POST/v1/vision/object-detection
Detect objects in real-world images or identify GUI elements in screenshots. Returns bounding boxes, confidences, and optional segmentation masks.
Parameters
| Name | Type | Required | Description |
|---|---|---|---|
url | string | conditional | URL of the source image. One of url or file_store_key is required. |
file_store_key | string | conditional | Key of a previously uploaded file. |
prompts | string[] | no | Target detection prompts. Each 1–150 chars. |
features | string[] | no | Any of "object_detection", "gui". Defaults to both. |
annotated_image | boolean | no | Return an annotated image. Defaults to false. |
return_type | "url" | "base64" | no | Format for annotated image.
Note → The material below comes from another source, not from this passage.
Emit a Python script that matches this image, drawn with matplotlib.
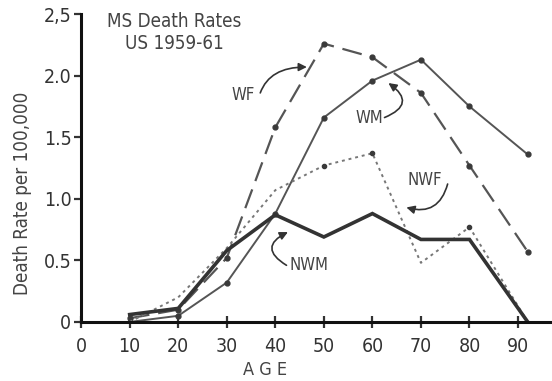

Defaults to url. |
return_masks | boolean | no | Return binary segmentation masks for detected objects. |
Request
curl https://api.marob.ai/v1/vision/object-detection \
-H "Authorization: Bearer $MAROB_API_KEY" \
-H "Content-Type: application/json" \
-d '{
"url": "https://marob.ai/samples/warehouse.jpg",
"prompts": ["forklift", "worker", "hard_hat"],
"annotated_image": true
}'Response
{
"success": true,
"_usage": {
"input_tokens": 35,
"output_tokens": 210,
"inference_time_tokens": 980,
"total_tokens": 1225
},
"log_id": "log_01JABC...",
"annotated_image": "https://cdn.marob.ai/annotated/ab12.png",
"objects": [
{
"label": "forklift",
"bounds": { "x": 120, "y": 240, "width": 380, "height": 280 },
"confidence": 0.94,
"mask": null
}
],
"gui_elements": [],
"tags": ["warehouse", "industrial"]
}